The Saturday’s doubles turned to be crucial for the final outcome. Actually, if Todd Woodbridge hadn’t been injured, Spaniards wouldn’t have had a reasonable chance to win a doubles rubber. They were still underdogs nonetheless, because Stolle (he replaced Woodbridge) was enjoying the best period of his career as a doubles player (twelve finals in 2000, only three titles). Stolle  didn’t rise to the occasion though, being somehow intimidated & stiff as opposed to Balcells  – the Spanish journeyman, the least experienced on the court, but the best player on that day. He was in some kind of trance what he emphesized at the end of the 2nd set as the Spaniards won their set point after a 17-stroke trally with Balcells’ six volleys included, the last one winner out of balance as a response to Woodforde’s drive-volley. Balcells went smoothly unbroken throughout the match, his partner Corretja  lost his serve twice. “I thought the crowd were pretty disgraceful. I felt like a caged animal out there.” said the 35-year-old Woodforde  who retired after the final. Even though he finished the season as the best doubles player in the world, he lost the last four matches of his career…

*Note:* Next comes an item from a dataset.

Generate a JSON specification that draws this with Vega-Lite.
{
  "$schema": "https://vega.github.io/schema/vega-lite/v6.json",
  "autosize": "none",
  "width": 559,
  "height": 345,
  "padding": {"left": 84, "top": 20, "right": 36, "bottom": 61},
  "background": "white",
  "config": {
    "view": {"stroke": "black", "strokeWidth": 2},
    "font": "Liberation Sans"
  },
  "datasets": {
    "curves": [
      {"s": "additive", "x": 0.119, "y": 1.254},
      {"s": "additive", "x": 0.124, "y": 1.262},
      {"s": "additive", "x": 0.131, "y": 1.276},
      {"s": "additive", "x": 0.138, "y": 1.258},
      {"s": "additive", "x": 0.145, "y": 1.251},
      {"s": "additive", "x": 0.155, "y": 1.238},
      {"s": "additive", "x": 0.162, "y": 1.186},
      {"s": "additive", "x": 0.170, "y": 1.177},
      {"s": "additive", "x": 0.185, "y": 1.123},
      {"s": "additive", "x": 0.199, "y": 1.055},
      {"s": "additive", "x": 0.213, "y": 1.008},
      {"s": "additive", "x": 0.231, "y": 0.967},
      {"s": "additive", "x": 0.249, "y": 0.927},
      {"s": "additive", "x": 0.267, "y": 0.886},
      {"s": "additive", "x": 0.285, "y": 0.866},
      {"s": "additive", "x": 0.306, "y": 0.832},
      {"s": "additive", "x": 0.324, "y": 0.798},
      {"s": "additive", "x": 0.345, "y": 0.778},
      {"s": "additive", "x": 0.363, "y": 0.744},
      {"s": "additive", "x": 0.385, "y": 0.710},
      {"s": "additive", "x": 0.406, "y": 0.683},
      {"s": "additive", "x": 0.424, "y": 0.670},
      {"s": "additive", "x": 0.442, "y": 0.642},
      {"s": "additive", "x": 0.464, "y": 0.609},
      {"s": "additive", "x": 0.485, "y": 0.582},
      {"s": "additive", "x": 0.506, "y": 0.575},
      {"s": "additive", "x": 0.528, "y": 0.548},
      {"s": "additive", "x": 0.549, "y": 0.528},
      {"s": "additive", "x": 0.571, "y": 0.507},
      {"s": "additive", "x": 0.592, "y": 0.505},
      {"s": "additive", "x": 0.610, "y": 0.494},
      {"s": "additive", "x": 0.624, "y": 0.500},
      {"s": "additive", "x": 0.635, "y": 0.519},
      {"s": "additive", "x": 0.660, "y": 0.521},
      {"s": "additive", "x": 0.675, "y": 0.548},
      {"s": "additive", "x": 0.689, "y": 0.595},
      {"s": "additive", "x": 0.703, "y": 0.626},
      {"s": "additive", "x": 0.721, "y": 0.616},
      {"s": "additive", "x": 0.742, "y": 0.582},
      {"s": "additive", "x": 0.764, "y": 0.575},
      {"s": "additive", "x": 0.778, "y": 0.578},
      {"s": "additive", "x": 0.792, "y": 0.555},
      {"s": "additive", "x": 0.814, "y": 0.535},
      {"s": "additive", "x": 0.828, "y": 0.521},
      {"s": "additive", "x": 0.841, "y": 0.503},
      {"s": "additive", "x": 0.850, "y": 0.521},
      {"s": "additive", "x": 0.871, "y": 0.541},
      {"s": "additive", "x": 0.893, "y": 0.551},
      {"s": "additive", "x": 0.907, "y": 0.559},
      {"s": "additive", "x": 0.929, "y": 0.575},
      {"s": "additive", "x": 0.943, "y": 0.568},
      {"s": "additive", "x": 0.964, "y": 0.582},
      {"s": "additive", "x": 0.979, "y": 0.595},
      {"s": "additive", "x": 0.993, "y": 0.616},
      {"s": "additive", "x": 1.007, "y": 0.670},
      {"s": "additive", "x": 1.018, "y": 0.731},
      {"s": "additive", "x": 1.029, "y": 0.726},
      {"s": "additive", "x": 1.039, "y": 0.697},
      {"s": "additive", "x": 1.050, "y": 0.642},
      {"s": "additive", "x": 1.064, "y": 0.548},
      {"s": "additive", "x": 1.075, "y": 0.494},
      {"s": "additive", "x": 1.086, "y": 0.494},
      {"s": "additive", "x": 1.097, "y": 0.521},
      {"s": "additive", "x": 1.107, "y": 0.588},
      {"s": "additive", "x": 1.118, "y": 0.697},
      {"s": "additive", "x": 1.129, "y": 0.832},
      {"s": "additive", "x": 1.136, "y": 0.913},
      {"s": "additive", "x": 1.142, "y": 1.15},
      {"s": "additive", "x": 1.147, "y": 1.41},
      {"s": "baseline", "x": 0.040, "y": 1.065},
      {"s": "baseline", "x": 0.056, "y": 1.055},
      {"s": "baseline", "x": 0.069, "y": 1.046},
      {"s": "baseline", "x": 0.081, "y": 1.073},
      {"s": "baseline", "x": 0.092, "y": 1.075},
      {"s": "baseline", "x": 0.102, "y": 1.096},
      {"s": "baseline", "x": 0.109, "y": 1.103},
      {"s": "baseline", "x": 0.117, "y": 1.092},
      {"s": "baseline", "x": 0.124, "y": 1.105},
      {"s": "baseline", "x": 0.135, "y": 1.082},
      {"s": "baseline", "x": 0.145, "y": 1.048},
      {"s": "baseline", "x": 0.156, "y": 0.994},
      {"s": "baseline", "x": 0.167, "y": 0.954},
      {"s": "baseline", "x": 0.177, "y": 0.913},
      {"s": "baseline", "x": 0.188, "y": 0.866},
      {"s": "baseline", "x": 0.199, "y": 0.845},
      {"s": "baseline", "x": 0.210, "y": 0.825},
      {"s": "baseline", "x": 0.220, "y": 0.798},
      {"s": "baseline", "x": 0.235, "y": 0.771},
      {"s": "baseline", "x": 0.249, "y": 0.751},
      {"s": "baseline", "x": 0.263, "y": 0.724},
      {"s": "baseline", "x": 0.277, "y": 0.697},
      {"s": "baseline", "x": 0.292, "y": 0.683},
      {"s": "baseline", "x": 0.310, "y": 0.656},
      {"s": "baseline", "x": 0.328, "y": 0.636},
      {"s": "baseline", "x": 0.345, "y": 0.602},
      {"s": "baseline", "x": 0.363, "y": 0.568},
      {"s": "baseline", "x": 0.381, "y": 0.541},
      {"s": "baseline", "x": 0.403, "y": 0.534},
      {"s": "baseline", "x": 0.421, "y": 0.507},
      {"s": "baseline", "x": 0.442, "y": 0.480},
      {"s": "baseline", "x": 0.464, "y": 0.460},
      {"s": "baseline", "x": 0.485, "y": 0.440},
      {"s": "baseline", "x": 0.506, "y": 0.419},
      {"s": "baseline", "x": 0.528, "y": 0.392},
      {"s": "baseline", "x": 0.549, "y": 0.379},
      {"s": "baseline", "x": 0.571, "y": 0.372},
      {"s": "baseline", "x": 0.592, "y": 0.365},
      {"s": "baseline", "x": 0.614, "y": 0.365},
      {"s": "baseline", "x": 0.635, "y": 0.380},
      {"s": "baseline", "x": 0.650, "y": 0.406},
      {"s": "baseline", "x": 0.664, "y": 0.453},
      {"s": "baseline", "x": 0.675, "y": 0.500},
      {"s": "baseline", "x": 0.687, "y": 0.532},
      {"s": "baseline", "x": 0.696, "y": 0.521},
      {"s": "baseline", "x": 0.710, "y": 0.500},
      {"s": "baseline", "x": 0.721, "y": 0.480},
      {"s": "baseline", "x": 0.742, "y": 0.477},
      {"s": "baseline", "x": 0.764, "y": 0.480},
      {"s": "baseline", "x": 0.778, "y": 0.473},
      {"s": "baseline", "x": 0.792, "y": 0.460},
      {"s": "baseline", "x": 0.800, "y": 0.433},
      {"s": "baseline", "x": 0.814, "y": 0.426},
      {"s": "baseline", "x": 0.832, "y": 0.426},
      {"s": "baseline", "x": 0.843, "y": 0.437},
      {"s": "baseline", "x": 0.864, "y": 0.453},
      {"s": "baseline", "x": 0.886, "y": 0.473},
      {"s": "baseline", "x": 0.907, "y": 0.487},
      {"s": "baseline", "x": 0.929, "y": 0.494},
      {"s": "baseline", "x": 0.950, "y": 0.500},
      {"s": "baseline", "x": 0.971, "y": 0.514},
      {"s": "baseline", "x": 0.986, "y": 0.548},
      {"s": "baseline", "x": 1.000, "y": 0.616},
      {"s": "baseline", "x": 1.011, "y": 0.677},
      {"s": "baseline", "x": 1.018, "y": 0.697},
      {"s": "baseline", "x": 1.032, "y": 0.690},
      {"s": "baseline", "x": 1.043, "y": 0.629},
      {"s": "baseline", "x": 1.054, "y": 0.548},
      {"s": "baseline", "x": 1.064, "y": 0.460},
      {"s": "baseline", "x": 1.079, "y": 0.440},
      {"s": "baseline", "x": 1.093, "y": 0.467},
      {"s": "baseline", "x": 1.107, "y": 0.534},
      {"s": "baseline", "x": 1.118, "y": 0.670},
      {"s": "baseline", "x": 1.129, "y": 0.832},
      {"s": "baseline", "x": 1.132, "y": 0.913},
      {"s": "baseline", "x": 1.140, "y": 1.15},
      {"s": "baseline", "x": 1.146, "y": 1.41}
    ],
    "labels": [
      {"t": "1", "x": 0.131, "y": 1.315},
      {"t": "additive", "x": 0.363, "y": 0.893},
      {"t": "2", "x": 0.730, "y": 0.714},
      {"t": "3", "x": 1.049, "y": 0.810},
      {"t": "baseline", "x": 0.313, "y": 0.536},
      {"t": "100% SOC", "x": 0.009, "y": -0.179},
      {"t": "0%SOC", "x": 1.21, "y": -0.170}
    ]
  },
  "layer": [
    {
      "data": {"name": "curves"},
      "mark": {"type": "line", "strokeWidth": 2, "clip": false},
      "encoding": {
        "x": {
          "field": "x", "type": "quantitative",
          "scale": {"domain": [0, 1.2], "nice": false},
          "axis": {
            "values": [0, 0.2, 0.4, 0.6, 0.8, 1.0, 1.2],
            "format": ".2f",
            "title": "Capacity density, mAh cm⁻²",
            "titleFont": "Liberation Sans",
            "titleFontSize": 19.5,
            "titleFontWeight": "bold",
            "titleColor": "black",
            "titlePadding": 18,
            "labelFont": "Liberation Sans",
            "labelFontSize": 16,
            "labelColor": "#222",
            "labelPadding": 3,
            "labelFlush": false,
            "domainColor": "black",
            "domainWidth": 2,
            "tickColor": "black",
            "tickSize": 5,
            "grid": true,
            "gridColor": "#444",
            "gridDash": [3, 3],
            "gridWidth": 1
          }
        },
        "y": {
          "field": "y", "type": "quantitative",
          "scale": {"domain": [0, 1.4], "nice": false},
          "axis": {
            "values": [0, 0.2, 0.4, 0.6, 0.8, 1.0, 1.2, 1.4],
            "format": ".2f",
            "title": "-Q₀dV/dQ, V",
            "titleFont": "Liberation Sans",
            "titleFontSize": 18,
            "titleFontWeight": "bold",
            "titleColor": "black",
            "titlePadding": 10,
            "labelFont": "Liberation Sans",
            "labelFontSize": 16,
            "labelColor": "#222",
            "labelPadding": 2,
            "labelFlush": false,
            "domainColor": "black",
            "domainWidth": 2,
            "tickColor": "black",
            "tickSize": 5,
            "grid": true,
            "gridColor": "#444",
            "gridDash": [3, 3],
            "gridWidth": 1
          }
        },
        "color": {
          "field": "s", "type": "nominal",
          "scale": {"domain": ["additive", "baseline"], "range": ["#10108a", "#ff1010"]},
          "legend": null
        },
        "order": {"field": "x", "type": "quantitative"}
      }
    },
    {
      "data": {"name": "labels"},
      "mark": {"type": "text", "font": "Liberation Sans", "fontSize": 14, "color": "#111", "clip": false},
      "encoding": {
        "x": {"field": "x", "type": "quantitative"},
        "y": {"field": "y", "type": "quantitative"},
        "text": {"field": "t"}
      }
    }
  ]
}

SPAIN d. AUSTRALIA 3-1 Palau Sant Jordi, Barcelona, Spain: Clay (Indoor)
Lleyton Hewitt (AUS) d. Albert Costa (ESP) 3-6, 6-1, 2-6, 6-4, 6-4
Juan Carlos Ferrero (ESP) d. Patrick Rafter (AUS) 6-7(4), 7-6(2), 6-2, 3-1 ret.
Juan Balcells / Alex Corretja (ESP) d. Sandon Stolle / Mark Woodforde (AUS) 6-4, 6-4, 6-4
Juan Carlos Ferrero (ESP) d. Lleyton Hewitt (AUS) 6-2, 7-6(5), 4-6, 6-4
Patrick Rafter (AUS) vs Albert Costa (ESP) unp.